Print the lines of the listing below verbatim from its first line through the line bearing "import * as". Any pictures are to be omitted.

### Recorded data
++++

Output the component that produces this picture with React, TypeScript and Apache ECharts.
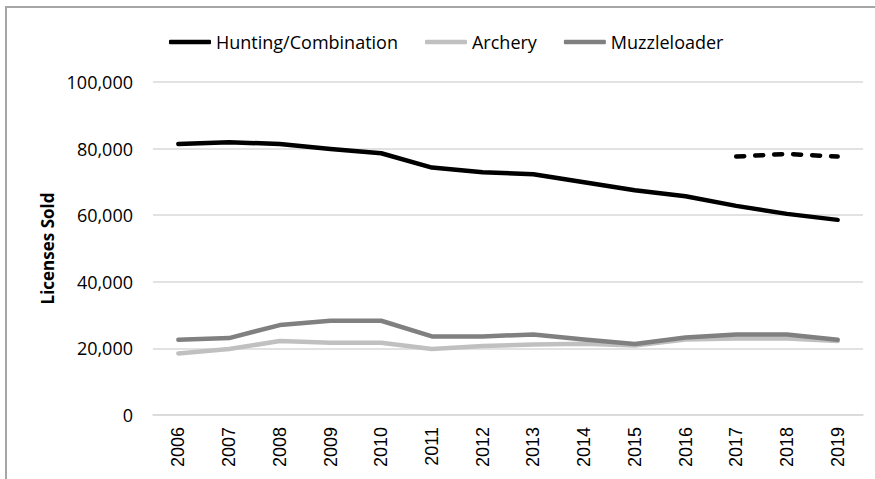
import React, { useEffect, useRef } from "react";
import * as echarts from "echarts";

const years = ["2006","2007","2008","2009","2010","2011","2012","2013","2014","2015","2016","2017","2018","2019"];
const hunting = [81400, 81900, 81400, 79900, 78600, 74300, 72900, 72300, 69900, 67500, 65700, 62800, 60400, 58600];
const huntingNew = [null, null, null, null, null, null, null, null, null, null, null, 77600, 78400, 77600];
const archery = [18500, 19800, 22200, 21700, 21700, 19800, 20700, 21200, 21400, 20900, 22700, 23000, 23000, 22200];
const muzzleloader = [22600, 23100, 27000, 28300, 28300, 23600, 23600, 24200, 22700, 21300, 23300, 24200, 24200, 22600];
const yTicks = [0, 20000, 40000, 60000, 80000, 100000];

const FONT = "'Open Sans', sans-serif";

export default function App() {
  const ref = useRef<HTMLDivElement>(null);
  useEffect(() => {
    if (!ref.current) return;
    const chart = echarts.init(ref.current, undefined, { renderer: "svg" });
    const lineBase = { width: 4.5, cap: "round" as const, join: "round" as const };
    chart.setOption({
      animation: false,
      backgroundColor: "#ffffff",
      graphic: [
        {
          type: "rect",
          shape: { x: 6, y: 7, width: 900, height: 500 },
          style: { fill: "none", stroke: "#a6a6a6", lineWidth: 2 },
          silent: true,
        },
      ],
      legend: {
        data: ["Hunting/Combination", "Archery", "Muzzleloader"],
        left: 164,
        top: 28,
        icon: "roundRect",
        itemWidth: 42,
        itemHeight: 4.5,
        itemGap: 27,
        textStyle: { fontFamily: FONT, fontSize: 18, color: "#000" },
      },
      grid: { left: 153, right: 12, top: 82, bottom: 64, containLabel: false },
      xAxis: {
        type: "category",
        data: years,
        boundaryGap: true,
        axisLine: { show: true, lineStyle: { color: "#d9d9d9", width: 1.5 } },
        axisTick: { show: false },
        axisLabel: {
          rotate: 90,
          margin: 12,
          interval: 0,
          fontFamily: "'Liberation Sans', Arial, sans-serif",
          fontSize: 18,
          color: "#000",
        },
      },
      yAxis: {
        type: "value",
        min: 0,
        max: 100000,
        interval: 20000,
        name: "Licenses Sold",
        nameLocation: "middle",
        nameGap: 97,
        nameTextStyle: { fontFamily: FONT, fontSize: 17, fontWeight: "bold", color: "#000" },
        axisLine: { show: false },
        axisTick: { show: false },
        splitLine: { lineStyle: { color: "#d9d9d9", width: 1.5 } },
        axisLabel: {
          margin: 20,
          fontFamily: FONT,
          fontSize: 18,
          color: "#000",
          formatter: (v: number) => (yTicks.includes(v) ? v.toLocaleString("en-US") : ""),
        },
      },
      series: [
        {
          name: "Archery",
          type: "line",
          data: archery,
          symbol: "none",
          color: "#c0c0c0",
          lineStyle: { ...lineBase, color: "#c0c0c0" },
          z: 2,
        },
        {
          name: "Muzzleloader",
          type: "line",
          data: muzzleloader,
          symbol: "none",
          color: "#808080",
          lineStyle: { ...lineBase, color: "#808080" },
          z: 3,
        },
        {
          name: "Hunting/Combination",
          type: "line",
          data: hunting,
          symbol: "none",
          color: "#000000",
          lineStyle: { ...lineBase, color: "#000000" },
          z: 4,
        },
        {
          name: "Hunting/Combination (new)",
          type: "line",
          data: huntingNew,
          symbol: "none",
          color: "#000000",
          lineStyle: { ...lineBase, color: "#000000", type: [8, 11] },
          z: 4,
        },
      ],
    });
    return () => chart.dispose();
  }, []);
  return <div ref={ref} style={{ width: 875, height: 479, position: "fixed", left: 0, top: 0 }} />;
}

++++

### Result
Output the component that produces this picture with React, TypeScript and Apache ECharts.
import React, { useEffect, useRef } from "react";
import * as echarts from "echarts";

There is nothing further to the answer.